- WRITTEN REQUEST: Skip the pictures, please, and write out exactly the lines from the opening of the data through the line containing "return [x0 /".

- SUPPLIED INFORMATION:
/---

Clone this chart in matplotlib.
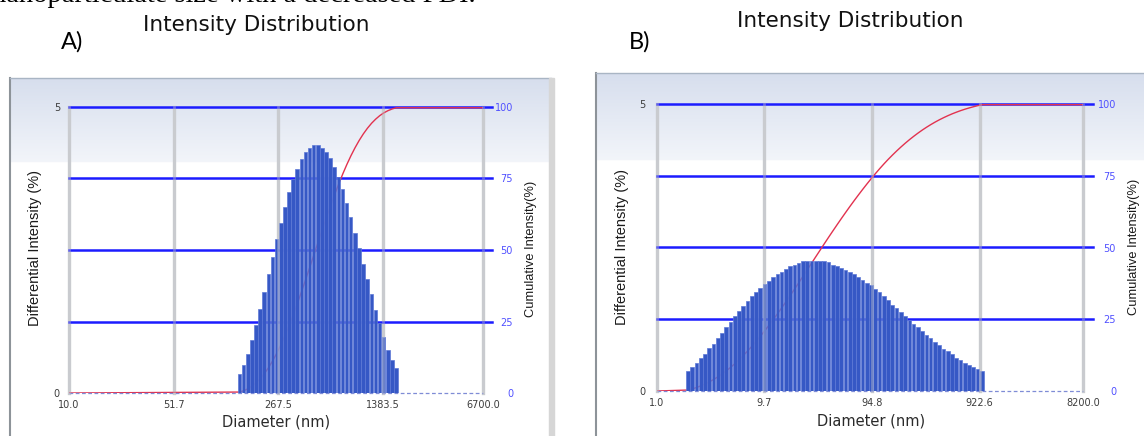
import numpy as np
import matplotlib.pyplot as plt
from matplotlib.ticker import FixedLocator, NullLocator
from matplotlib.patches import Rectangle

# panel A: differential intensity (%) per size bin
a_diff = [0.33, 0.49, 0.69, 0.93, 1.19, 1.46, 1.77, 2.08, 2.38, 2.69,
          2.97, 3.26, 3.51, 3.74, 3.92, 4.09, 4.22, 4.29, 4.34, 4.34,
          4.29, 4.22, 4.10, 3.95, 3.77, 3.56, 3.33, 3.08, 2.80, 2.54,
          2.26, 1.99, 1.73, 1.45, 1.23, 0.98, 0.76, 0.58, 0.43]
a_bin_range = (142.0, 1770.0)   # nm, outer edges of the first / last bin
a_xlim = (10.0, 6700.0)
a_ticks = [10.0, 51.7, 267.5, 1383.5, 6700.0]
a_ticklabels = ["10.0", "51.7", "267.5", "1383.5", "6700.0"]

# panel B
b_diff = [0.34, 0.42, 0.48, 0.58, 0.65, 0.75, 0.82, 0.93, 1.01, 1.11,
          1.20, 1.30, 1.39, 1.48, 1.56, 1.65, 1.72, 1.79, 1.86, 1.92,
          1.98, 2.04, 2.08, 2.13, 2.18, 2.20, 2.23, 2.26, 2.27, 2.27,
          2.27, 2.26, 2.26, 2.24, 2.20, 2.18, 2.15, 2.11, 2.08, 2.03,
          1.98, 1.94, 1.89, 1.84, 1.78, 1.72, 1.65, 1.58, 1.50, 1.44,
          1.37, 1.31, 1.24, 1.17, 1.11, 1.05, 0.98, 0.92, 0.86, 0.80,
          0.74, 0.69, 0.64, 0.58, 0.54, 0.49, 0.45, 0.41, 0.38, 0.34]
b_bin_range = (1.85, 1013.0)
b_xlim = (1.0, 8200.0)
b_ticks = [1.0, 9.7, 94.8, 922.6, 8200.0]
b_ticklabels = ["1.0", "9.7", "94.8", "922.6", "8200.0"]

diff_ticks = [0, 5]
cum_ticks = [0, 25, 50, 75, 100]

W, H = 1144, 436
BAR = "#3658c5"
RED = "#e2324f"
GRID_BLUE = "#1c1cff"
GRID_GRAY = "#c9cbcf"


def px_box(x0, y0, x1, y1):
    """Figure fraction rect from pixel corners (origin top-left)."""
    return [x0 / W, 1 - y1 / H, (x1 - x0) / W, (y1 - y0) / H]


def panel_background(fig, x0, y0, x1, y1, grad_px):
    bg = fig.add_axes(px_box(x0, y0, x1, y1))
    rows = int(y1 - y0)
    top = np.array([0.84, 0.87, 0.93])
    low = np.array([0.95, 0.96, 0.98])
    img = np.ones((rows, 1, 3))
    t = np.linspace(0, 1, grad_px)[:, None]
    img[:grad_px, 0, :] = top * (1 - t) + low * t
    bg.imshow(img, aspect="auto", extent=[0, 1, 0, 1], interpolation="bilinear")
    bg.set_xticks([])
    bg.set_yticks([])
    bg.spines["right"].set_visible(False)
    bg.spines["bottom"].set_visible(False)
    bg.spines["left"].set_color("#8d9399")
    bg.spines["left"].set_linewidth(1.5)
    bg.spines["top"].set_color("#a9b5c4")
    bg.spines["top"].set_linewidth(1.0)
    return bg


def draw_panel(fig, rect, diff, bin_range, xlim, ticks, ticklabels,
               left_pad, right_pad, ext):
    host = fig.add_axes(rect)          # cumulative axis (0-100), drawn first
    host.patch.set_alpha(0)
    twin = host.twinx()                # differential axis (0-5), over it
    host.yaxis.tick_right()
    twin.yaxis.tick_left()

    diff = np.asarray(diff)
    edges = np.geomspace(bin_range[0], bin_range[1], len(diff) + 1)
    centers = np.sqrt(edges[:-1] * edges[1:])
    cum = np.cumsum(diff)

    host.set_xscale("log")
    host.set_xlim(*xlim)
    host.set_ylim(0, 100)
    twin.set_ylim(0, 5)

    # horizontal grid and cumulative curve sit behind the bars
    for v in cum_ticks[1:]:
        host.plot([xlim[0], xlim[1]], [v, v], color=GRID_BLUE, lw=1.8,
                  zorder=1, clip_on=False)
        host.plot([1, 1 + ext], [v, v], transform=host.get_yaxis_transform(),
                  color=GRID_BLUE, lw=1.8, zorder=1, clip_on=False)
    for v in ticks:
        host.axvline(v, color=GRID_GRAY, lw=2.4, zorder=0.5, clip_on=False)
    host.plot(np.r_[xlim[0], centers, xlim[1]], np.r_[0, cum, cum[-1]],
              color=RED, lw=1.0, zorder=2)
    host.plot(xlim, [0, 0], color="#7f8cd6", lw=0.9, ls=(0, (3, 2)),
              zorder=3, clip_on=False)
    host.set_xlim(*xlim)
    host.set_ylim(0, 100)

    twin.bar(edges[:-1], diff, width=(edges[1:] - edges[:-1]) * 0.86,
             align="edge", color=BAR, edgecolor="#5d78d6", lw=0.5, zorder=2)
    # vertical grid shows faintly through the bars
    for v in ticks:
        twin.axvline(v, color=GRID_GRAY, lw=2.0, alpha=0.4, zorder=3,
                     clip_on=False)
    twin.set_ylim(0, 5)

    host.xaxis.set_major_locator(FixedLocator(ticks))
    host.xaxis.set_minor_locator(NullLocator())
    host.set_xticklabels(ticklabels)
    host.tick_params(axis="x", length=0, labelsize=7, labelcolor="#3c3c3c",
                     pad=5)

    host.set_yticks(cum_ticks)
    host.tick_params(axis="y", length=0, labelsize=7, labelcolor="#5050ff",
                     pad=right_pad)
    for lab in host.get_yticklabels():
        lab.set_ha("right")

    twin.set_yticks(diff_ticks)
    twin.tick_params(axis="y", length=0, labelsize=7, labelcolor="#3c3c3c",
                     pad=left_pad)

    for ax in (host, twin):
        for s in ax.spines.values():
            s.set_visible(False)
    return host, twin


fig = plt.figure(figsize=(W / 100, H / 100), dpi=100)

# cut-off line of body text above the figure (only its lower edge shows)
fig.text(-8 / W, 1 - 2.5 / H, "nanoparticulate size with a decreased PDI.",
         family=["Liberation Serif", "DejaVu Serif"], fontsize=20.5,
         va="baseline", ha="left")

panel_background(fig, 10, 78, 551, 440, 85)
fig.patches.append(Rectangle((549 / W, 0), 5 / W, 1 - 78 / H,
                             transform=fig.transFigure, color="#d6d6d6",
                             zorder=5))
panel_background(fig, 596, 73, 1150, 440, 88)

draw_panel(fig, px_box(69, 107, 483, 393), a_diff, a_bin_range, a_xlim,
           a_ticks, a_ticklabels, left_pad=6.5, right_pad=21.6, ext=0.022)
draw_panel(fig, px_box(657, 104, 1083, 391), b_diff, b_bin_range, b_xlim,
           b_ticks, b_ticklabels, left_pad=8, right_pad=23.8, ext=0.023)

title_kw = dict(ha="center", va="center", fontsize=15.5, color="#111111",
                family="DejaVu Sans")
fig.text(256 / W, 1 - 25 / H, "Intensity Distribution", **title_kw)
fig.text(850 / W, 1 - 21 / H, "Intensity Distribution", **title_kw)

tag_kw = dict(ha="center", va="center", fontsize=17, color="black",
              family=["Lato", "DejaVu Sans"])
fig.text(72 / W, 1 - 42 / H, "A)", **tag_kw)
fig.text(640 / W, 1 - 42 / H, "B)", **tag_kw)

ylab_kw = dict(ha="center", va="center", rotation=90, color="#1a1a1a",
               family=["Liberation Sans", "DejaVu Sans"])
fig.text(35.5 / W, 1 - 248 / H, "Differential Intensity (%)", fontsize=10.5,
         **ylab_kw)
fig.text(622 / W, 1 - 247 / H, "Differential Intensity (%)", fontsize=10.5,
         **ylab_kw)
fig.text(531 / W, 1 - 249 / H, "Cumulative Intensity(%)", fontsize=9.3,
         **ylab_kw)
fig.text(1134 / W, 1 - 247 / H, "Cumulative Intensity(%)", fontsize=9.3,
         **ylab_kw)

xlab_kw = dict(ha="center", va="center", fontsize=10.5, color="#2a2a2a",
               family="DejaVu Sans")
fig.text(276 / W, 1 - 422 / H, "Diameter (nm)", **xlab_kw)
fig.text(871 / W, 1 - 421 / H, "Diameter (nm)", **xlab_kw)

fig.savefig("out.png", dpi=100)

\---

- TASK RESPONSE:
Clone this chart in matplotlib.
import numpy as np
import matplotlib.pyplot as plt
from matplotlib.ticker import FixedLocator, NullLocator
from matplotlib.patches import Rectangle

# panel A: differential intensity (%) per size bin
a_diff = [0.33, 0.49, 0.69, 0.93, 1.19, 1.46, 1.77, 2.08, 2.38, 2.69,
          2.97, 3.26, 3.51, 3.74, 3.92, 4.09, 4.22, 4.29, 4.34, 4.34,
          4.29, 4.22, 4.10, 3.95, 3.77, 3.56, 3.33, 3.08, 2.80, 2.54,
          2.26, 1.99, 1.73, 1.45, 1.23, 0.98, 0.76, 0.58, 0.43]
a_bin_range = (142.0, 1770.0)   # nm, outer edges of the first / last bin
a_xlim = (10.0, 6700.0)
a_ticks = [10.0, 51.7, 267.5, 1383.5, 6700.0]
a_ticklabels = ["10.0", "51.7", "267.5", "1383.5", "6700.0"]

# panel B
b_diff = [0.34, 0.42, 0.48, 0.58, 0.65, 0.75, 0.82, 0.93, 1.01, 1.11,
          1.20, 1.30, 1.39, 1.48, 1.56, 1.65, 1.72, 1.79, 1.86, 1.92,
          1.98, 2.04, 2.08, 2.13, 2.18, 2.20, 2.23, 2.26, 2.27, 2.27,
          2.27, 2.26, 2.26, 2.24, 2.20, 2.18, 2.15, 2.11, 2.08, 2.03,
          1.98, 1.94, 1.89, 1.84, 1.78, 1.72, 1.65, 1.58, 1.50, 1.44,
          1.37, 1.31, 1.24, 1.17, 1.11, 1.05, 0.98, 0.92, 0.86, 0.80,
          0.74, 0.69, 0.64, 0.58, 0.54, 0.49, 0.45, 0.41, 0.38, 0.34]
b_bin_range = (1.85, 1013.0)
b_xlim = (1.0, 8200.0)
b_ticks = [1.0, 9.7, 94.8, 922.6, 8200.0]
b_ticklabels = ["1.0", "9.7", "94.8", "922.6", "8200.0"]

diff_ticks = [0, 5]
cum_ticks = [0, 25, 50, 75, 100]

W, H = 1144, 436
BAR = "#3658c5"
RED = "#e2324f"
GRID_BLUE = "#1c1cff"
GRID_GRAY = "#c9cbcf"


def px_box(x0, y0, x1, y1):
    """Figure fraction rect from pixel corners (origin top-left)."""
    return [x0 / W, 1 - y1 / H, (x1 - x0) / W, (y1 - y0) / H]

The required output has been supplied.